When facts were faced, it didn’t look good for the Green Line extension to the airport: Other projects had a higher priority, there was no legal requirement to take the line to LAX, there were significant planning and engineering hurdles, and money was short. The “northern extension” was dropped from the MTA’s plan.
When the Green Line opened along the Century Freeway route in 1995, It was immediately tagged the “train to nowhere.”
It was the least-used train in the MTA light-rail system until 2003, when the Gold Line opened and fared even worse.
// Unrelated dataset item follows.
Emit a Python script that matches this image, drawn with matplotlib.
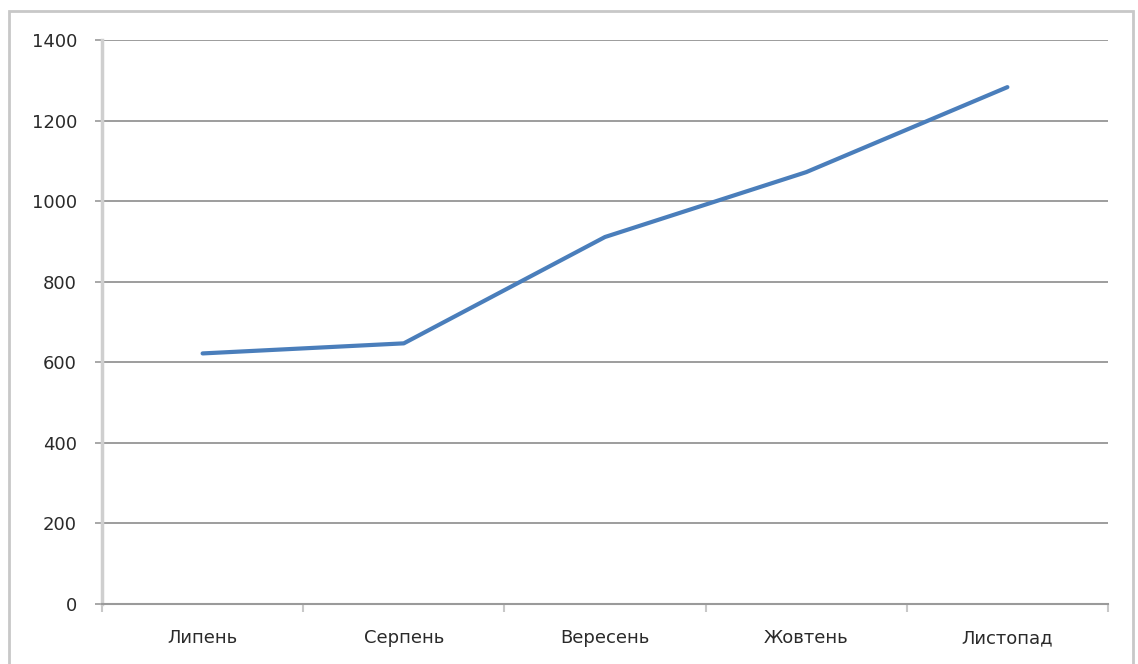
import matplotlib.pyplot as plt
from matplotlib.patches import Rectangle
import numpy as np

months = ["Липень", "Серпень", "Вересень", "Жовтень", "Листопад"]
values = [622, 647, 911, 1072, 1283]
y_ticks = [0, 200, 400, 600, 800, 1000, 1200, 1400]

fig = plt.figure(figsize=(11.38, 6.64), dpi=100)
ax = fig.add_axes([102 / 1138, 1 - 604 / 664, (1108 - 102) / 1138, (604 - 40) / 664])

# outer chart frame
frame = Rectangle((9 / 1138, -0.05), (1133 - 9) / 1138, 1.05 - 11 / 664,
                  transform=fig.transFigure, fill=False, edgecolor="#c8c8c8",
                  linewidth=2, zorder=0)
fig.patches.append(frame)

x = np.arange(len(months))
ax.plot(x, values, color="#4a7ebb", linewidth=3, solid_capstyle="round", zorder=3)

ax.set_xlim(-0.5, len(months) - 0.5)
ax.set_ylim(0, 1400)
ax.set_yticks(y_ticks)
ax.set_yticklabels([str(v) for v in y_ticks])
ax.set_xticks(x)
ax.set_xticklabels(months)
ax.set_xticks(np.arange(len(months) + 1) - 0.5, minor=True)

for v in y_ticks[1:]:
    ax.axhline(v, color="#8c8c8c", linewidth=1.2, zorder=1)

for side in ["top", "right"]:
    ax.spines[side].set_visible(False)
ax.spines["left"].set_color("#cfcfcf")
ax.spines["left"].set_linewidth(2.5)
ax.spines["bottom"].set_color("#9a9a9a")
ax.spines["bottom"].set_linewidth(1.5)

ax.tick_params(axis="y", length=5, width=1.2, color="#9a9a9a", pad=13,
               labelsize=13, labelcolor="#2a2a2a")
ax.tick_params(axis="x", which="major", length=0, pad=18,
               labelsize=13, labelcolor="#2a2a2a")
ax.tick_params(axis="x", which="minor", length=6, width=1.5, color="#c8c8c8")

plt.savefig("out.png", dpi=100)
MTA set up a free shuttle between the Aviation station and LAX, but it’s used by just .3 percent of LAX passengers, officials say. The shuttle is used primarily by LAX employees, who now number about 54,000 – enough to rival the El Segundo employment area.
As things now stand, the best near-term prospects to connect the Green Line and the airport would be to build a people-mover between LAX to the Aviation station – a plan proposed earlier this decade and then shelved – or a light-rail system from Crenshaw that would connect with the Green Line at Aviation and would require an LAX people-mover at Century Boulevard.
Though that project is at the earliest planning stages, it has dedicated funding and would also provide a more direct route to downtown Los Angeles than the Green Line offers.
As for the long-term prospects, a coalition of elected leaders and transit advocates are still working to extend the Green Line to the airport and beyond – perhaps as far up the coast as Marina del Rey. Assemblyman Ted Lieu offered a bill this session that would create a Green Line construction authority, but it was defeated.
Ken Alpern, who co-chairs Friends of the Green Line, says there’s some cause for optimism since LAX officials are cooperating with politicians and transportation planners. They see an emerging consensus, and hope that means there will be a second chance to cash in on a huge missed opportunity.
“The history of this is so sordid,” Alpern said. “But the future of this looks so promising.”